If you don't have five free days or five buddies to take a group stuntcation, you could try the getaway version: a customizable "weekend warrior" deal that gives you a menu of extreme sports and events to choose from in and around Las Vegas. Options range from relatively tame activities like hovercraft, motocross, ATV or Sea-Doo rides, to gimmicky fire-walking, to adventures involving machines that hardly sound street legal (bonus!). One of our favorites is "street luge": a homemade sled you grab hold of to hurtle down mountain roads at up to 60 miles per hour.

8. Drive a tank

Drive A Tank knows every guy's secret desire is to crush vehicles with even bigger vehicles. Which is why the Kasota, Minnesota-headquartered extreme adventure operator organizes awesome afternoons, teaching you to navigate two British army tanks -- the FV433 Abbot and the FV432 Armored Personnel Carrier -- through an obstacle course. Choose the "crush package," and -- hell yeah! -- you get to obliterate anything lying in the path of "Larry," an affectionately named 60-ton Chieftain Main Battle Tank. We hope the victim was a Pinto.

9. Take a stuntcation

You know your Vegas trip is in capable hands when the tour guide is a Hollywood stunt guy who performed the world's first bungee jump on fire, has coordinated stunts for Sir Richard Branson and Criss Angel, and lists expertise in "high falls, air rams, explosives, heavy weapons, and bullet hits." Rich Hopkins, founder of Thrillseekers Unlimited, lends you a veritable arsenal of badass gear for adventures in and around the city.
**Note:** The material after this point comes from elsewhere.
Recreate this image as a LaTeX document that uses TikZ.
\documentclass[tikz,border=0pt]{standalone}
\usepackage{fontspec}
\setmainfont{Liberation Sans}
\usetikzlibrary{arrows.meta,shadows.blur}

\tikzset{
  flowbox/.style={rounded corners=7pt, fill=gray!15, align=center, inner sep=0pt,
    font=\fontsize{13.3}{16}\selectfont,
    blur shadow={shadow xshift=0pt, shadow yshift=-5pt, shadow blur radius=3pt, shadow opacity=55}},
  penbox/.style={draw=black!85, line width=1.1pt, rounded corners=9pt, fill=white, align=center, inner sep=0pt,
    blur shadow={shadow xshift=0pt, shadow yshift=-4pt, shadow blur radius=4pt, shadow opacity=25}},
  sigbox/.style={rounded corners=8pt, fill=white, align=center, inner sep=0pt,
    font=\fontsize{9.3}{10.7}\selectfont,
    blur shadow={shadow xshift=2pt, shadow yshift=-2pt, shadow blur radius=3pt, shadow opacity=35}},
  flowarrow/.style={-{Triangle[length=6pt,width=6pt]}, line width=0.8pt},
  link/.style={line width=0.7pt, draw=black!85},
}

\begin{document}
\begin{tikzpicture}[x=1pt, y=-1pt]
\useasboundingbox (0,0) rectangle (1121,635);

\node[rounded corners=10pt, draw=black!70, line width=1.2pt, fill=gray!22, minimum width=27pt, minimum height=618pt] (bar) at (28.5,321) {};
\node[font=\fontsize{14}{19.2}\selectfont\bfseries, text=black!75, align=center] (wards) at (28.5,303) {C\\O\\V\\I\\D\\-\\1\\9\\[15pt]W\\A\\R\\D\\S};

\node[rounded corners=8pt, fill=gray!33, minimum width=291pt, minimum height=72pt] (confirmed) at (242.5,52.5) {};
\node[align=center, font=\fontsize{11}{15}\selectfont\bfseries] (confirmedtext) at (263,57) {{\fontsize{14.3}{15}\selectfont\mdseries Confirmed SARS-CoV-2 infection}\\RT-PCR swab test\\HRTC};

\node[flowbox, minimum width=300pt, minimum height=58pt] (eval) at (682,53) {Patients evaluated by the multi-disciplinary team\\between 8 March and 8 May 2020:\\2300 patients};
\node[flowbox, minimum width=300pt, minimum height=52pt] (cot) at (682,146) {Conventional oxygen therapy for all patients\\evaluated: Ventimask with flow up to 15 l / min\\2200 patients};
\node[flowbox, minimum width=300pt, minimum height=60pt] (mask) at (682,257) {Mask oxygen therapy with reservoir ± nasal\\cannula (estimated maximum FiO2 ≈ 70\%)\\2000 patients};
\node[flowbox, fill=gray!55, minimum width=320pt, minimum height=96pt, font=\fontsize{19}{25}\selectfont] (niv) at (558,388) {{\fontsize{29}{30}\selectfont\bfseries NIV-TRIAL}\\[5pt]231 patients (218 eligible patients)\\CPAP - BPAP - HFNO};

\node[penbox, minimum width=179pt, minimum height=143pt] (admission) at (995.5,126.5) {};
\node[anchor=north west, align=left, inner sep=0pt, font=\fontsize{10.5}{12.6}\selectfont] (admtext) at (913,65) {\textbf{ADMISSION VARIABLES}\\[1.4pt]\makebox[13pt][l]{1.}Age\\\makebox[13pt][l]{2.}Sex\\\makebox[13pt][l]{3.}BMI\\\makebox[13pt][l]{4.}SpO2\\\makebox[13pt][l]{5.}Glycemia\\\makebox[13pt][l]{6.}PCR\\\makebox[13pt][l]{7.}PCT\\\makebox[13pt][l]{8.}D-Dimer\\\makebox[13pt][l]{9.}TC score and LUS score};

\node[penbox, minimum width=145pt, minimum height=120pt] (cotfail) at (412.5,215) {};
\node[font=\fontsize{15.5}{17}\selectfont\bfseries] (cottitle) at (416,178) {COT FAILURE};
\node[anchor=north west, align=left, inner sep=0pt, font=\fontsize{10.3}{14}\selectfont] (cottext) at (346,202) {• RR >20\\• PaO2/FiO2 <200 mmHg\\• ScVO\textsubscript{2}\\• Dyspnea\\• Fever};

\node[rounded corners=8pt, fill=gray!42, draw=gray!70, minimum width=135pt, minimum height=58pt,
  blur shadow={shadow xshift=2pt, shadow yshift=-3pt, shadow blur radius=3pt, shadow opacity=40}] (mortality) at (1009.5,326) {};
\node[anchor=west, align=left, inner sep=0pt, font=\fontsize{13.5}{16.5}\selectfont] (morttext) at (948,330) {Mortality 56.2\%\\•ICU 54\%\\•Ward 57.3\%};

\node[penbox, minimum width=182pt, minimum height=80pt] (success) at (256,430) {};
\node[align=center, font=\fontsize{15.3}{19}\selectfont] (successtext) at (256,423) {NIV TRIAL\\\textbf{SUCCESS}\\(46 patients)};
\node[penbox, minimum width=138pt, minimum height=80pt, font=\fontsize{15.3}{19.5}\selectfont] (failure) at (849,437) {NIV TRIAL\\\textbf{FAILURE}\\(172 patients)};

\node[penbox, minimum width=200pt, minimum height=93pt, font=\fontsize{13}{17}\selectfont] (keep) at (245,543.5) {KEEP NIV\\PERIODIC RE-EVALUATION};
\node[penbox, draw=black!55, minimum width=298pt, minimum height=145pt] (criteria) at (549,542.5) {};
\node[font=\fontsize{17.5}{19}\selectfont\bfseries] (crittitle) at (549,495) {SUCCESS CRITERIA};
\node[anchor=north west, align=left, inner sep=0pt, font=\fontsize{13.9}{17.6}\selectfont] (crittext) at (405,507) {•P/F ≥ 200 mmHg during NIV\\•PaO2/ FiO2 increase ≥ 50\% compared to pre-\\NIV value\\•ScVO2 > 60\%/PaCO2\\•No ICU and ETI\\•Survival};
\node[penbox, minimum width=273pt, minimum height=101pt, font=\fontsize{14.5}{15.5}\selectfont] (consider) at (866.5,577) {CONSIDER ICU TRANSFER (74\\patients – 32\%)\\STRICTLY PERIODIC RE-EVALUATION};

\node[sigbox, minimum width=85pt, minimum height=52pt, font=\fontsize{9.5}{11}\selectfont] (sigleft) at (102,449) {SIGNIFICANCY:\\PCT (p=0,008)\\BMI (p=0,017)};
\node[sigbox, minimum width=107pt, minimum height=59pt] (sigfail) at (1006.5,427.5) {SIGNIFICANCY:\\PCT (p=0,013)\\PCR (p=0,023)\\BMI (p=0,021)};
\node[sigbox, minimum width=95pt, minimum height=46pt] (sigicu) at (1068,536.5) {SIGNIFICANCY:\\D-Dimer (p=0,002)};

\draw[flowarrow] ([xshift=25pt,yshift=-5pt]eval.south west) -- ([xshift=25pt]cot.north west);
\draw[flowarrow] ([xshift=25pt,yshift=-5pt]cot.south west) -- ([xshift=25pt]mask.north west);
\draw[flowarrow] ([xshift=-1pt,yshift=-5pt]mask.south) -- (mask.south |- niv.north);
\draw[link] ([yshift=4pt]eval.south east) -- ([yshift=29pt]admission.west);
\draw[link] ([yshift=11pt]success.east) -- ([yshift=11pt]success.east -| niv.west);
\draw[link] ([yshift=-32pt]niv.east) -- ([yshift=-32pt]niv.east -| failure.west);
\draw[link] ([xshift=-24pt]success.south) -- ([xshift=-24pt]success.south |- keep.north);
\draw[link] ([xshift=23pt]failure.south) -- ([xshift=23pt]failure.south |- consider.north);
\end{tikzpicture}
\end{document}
During a new five-day, small-group "Stunt Experience Vacation," safely supervised by Thrillseekers' SAG-member team, you and up to nine buddies will harness in to try high-falling, stunt-fighting and stunt-driving, and may even be (briefly) set aflame.

10. Fly a MiG over Russia

Sarasota-based extreme tour operator Incredible Adventures has you pulling Gs in a multimillion-dollar MiG-29 -- the kind Tom Cruise battled in Top Gun -- during a five-day trip to Moscow and nearby Nizhny Novgorod Aircraft building plant Sokol. After alighting in Moscow for sightseeing and a stay at Metropol, the classic hotel looking onto Red Square where Dr. Zhivago was filmed, you travel by train to the military airstrip where the inimitable Russian fighter was born. Then it's your choice between soaring 70,000 feet to the edge of space or performing 45 gut-punching minutes of aerobatics. Sokol's MiG pilots, who will accompany you, say to eat breakfast! before flying at Mach speeds, since acids churning on an empty stomach will make you more likely to heave. We think it's friendly advice.